--- PROVIDED DATA ---
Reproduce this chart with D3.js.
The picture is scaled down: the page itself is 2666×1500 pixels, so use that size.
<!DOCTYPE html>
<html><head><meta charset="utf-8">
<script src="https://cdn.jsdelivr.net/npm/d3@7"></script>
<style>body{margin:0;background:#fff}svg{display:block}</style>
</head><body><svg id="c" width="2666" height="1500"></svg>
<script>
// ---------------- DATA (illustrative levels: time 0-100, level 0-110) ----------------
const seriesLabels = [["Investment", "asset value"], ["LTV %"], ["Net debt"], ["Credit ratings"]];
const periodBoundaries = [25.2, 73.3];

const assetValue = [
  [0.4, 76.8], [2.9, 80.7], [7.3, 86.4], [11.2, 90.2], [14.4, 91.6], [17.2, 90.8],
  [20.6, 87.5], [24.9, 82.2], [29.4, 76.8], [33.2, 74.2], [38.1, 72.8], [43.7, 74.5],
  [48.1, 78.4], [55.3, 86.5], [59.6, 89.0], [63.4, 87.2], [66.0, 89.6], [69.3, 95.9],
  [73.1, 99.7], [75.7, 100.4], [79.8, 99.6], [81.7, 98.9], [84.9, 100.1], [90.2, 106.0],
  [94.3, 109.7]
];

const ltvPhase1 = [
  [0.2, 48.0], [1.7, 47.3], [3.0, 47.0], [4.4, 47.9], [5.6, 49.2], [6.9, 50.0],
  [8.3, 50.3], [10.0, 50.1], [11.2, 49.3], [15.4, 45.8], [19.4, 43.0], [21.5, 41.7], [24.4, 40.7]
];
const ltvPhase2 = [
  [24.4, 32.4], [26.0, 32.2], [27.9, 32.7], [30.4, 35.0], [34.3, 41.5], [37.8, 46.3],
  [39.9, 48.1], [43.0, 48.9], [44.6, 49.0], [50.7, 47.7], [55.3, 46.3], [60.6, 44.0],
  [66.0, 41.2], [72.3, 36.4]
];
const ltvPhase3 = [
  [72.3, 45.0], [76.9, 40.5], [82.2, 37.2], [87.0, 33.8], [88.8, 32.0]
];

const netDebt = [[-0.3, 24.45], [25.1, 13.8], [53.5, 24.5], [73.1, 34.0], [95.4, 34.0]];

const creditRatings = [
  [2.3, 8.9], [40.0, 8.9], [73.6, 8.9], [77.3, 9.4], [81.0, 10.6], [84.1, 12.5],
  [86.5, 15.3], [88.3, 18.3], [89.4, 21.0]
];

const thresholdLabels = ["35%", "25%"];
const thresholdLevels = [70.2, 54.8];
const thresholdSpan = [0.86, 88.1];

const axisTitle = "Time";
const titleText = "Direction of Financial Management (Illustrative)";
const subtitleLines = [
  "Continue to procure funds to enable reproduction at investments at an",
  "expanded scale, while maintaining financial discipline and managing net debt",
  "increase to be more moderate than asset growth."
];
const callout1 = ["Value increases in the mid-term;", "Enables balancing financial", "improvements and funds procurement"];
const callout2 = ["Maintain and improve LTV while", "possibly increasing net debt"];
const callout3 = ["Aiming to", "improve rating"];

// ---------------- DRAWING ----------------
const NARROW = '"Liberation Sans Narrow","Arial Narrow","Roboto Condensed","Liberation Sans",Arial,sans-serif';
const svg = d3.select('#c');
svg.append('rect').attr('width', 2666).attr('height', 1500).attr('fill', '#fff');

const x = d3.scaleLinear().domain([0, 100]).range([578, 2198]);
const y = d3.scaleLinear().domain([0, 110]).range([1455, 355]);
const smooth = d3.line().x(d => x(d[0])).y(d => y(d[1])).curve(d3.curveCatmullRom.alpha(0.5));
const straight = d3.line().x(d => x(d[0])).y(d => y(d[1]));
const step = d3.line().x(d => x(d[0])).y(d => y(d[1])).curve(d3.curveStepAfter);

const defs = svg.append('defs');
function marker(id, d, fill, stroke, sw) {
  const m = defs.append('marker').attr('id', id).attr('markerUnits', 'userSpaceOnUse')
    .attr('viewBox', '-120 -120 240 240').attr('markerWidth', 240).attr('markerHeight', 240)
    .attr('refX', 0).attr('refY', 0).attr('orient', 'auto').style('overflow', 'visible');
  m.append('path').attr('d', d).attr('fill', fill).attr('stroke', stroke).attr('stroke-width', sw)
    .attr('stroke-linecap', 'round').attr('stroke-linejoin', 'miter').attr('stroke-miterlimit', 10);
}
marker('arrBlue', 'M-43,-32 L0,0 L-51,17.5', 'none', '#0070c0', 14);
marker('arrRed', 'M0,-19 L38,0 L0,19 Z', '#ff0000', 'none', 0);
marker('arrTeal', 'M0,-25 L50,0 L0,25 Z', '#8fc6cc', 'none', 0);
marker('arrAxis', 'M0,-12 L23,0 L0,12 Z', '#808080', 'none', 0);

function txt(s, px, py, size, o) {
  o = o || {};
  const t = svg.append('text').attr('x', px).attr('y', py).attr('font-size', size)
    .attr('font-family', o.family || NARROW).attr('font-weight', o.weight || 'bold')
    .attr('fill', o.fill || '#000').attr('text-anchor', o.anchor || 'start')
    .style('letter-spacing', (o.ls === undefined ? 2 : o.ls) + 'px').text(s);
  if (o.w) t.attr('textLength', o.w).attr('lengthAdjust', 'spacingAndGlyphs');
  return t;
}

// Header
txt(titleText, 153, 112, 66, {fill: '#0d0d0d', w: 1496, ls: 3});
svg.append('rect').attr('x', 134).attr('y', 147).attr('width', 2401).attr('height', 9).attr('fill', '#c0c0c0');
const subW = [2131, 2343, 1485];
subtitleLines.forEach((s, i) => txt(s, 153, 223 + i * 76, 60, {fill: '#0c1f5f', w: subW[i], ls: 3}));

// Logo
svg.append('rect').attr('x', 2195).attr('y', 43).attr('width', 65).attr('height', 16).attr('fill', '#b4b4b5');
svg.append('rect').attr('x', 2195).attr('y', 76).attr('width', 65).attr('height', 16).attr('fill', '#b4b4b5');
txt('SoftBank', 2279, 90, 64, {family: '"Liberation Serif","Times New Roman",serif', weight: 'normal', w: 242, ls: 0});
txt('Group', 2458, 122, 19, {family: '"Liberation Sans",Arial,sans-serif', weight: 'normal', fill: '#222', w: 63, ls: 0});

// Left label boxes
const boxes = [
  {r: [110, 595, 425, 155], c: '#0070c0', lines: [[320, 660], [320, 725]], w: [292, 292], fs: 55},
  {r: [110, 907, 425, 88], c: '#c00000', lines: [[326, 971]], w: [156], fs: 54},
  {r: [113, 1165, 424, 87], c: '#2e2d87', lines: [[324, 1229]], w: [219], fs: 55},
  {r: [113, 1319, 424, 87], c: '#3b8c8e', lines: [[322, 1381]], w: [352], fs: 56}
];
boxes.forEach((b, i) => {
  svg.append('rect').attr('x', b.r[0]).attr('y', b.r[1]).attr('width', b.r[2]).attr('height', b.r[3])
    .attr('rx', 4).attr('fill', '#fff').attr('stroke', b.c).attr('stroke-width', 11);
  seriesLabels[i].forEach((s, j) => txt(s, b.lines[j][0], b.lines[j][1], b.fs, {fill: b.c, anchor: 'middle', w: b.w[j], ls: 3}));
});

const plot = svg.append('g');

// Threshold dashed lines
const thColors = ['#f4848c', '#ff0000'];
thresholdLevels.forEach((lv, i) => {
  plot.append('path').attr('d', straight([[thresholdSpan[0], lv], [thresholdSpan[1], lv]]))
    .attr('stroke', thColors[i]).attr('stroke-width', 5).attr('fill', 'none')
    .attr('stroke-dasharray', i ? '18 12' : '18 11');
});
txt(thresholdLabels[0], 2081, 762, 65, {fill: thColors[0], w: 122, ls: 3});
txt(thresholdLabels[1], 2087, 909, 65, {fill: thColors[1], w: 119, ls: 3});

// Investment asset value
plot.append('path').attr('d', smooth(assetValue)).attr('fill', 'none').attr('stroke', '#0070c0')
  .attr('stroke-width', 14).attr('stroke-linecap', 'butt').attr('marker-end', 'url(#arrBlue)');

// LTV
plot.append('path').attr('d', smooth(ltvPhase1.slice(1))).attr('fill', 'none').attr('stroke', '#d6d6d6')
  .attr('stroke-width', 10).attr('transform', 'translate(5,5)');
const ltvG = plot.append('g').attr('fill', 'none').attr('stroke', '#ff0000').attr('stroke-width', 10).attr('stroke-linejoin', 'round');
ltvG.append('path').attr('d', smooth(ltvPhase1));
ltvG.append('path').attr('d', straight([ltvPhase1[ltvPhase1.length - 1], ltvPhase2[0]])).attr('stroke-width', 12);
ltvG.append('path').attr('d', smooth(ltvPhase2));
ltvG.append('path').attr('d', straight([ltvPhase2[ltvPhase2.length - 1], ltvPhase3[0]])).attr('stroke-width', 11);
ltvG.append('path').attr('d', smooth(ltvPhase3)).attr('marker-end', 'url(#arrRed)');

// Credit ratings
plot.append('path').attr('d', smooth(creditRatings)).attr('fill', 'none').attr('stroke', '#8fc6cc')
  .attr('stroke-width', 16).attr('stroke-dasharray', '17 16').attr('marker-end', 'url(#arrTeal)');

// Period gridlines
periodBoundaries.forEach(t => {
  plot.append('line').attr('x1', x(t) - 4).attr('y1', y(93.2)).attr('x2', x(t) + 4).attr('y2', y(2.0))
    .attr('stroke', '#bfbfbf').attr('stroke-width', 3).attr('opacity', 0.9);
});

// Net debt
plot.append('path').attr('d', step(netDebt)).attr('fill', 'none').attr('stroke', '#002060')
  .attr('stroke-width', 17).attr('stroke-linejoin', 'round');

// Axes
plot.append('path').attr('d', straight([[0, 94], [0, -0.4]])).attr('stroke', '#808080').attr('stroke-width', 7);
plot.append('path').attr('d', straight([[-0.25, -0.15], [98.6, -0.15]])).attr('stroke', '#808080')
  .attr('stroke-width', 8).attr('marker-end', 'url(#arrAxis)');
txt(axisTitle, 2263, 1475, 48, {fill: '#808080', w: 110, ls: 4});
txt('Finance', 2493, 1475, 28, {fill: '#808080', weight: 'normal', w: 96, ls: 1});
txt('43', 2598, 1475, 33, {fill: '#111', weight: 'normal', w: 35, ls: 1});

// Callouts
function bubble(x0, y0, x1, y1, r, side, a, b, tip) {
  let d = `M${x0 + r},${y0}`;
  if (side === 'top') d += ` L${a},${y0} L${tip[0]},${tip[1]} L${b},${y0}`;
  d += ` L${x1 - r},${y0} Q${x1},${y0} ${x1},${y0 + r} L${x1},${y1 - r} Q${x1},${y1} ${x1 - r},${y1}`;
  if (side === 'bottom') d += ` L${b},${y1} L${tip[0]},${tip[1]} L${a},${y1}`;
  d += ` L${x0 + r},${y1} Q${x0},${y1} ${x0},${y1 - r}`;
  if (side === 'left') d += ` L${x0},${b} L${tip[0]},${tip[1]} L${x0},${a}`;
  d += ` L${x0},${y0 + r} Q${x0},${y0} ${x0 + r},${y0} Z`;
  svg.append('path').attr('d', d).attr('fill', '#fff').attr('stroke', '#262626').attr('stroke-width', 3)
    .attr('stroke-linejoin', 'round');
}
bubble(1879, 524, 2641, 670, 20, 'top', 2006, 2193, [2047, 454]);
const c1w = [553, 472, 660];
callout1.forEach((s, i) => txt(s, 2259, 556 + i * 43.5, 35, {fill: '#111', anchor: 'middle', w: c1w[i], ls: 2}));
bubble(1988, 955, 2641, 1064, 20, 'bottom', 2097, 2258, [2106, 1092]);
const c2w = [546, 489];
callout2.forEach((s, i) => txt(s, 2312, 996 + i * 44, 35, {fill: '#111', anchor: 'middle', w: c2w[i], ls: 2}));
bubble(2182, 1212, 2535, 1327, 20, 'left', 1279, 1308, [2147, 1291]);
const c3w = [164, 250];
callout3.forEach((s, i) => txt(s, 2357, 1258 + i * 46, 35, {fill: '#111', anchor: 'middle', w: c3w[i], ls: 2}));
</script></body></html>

--- REQUEST ---
Nothing but the lines from the line that contains "The picture is" through the line that contains "const periodBoundaries = [25.2, 73.3];" should be given again, each exactly as it stands, both ends included.

--- ANSWER FOR THIS EXERCISE ---
The picture is scaled down: the page itself is 2666×1500 pixels, so use that size.
<!DOCTYPE html>
<html><head><meta charset="utf-8">
<script src="https://cdn.jsdelivr.net/npm/d3@7"></script>
<style>body{margin:0;background:#fff}svg{display:block}</style>
</head><body><svg id="c" width="2666" height="1500"></svg>
<script>
// ---------------- DATA (illustrative levels: time 0-100, level 0-110) ----------------
const seriesLabels = [["Investment", "asset value"], ["LTV %"], ["Net debt"], ["Credit ratings"]];
const periodBoundaries = [25.2, 73.3];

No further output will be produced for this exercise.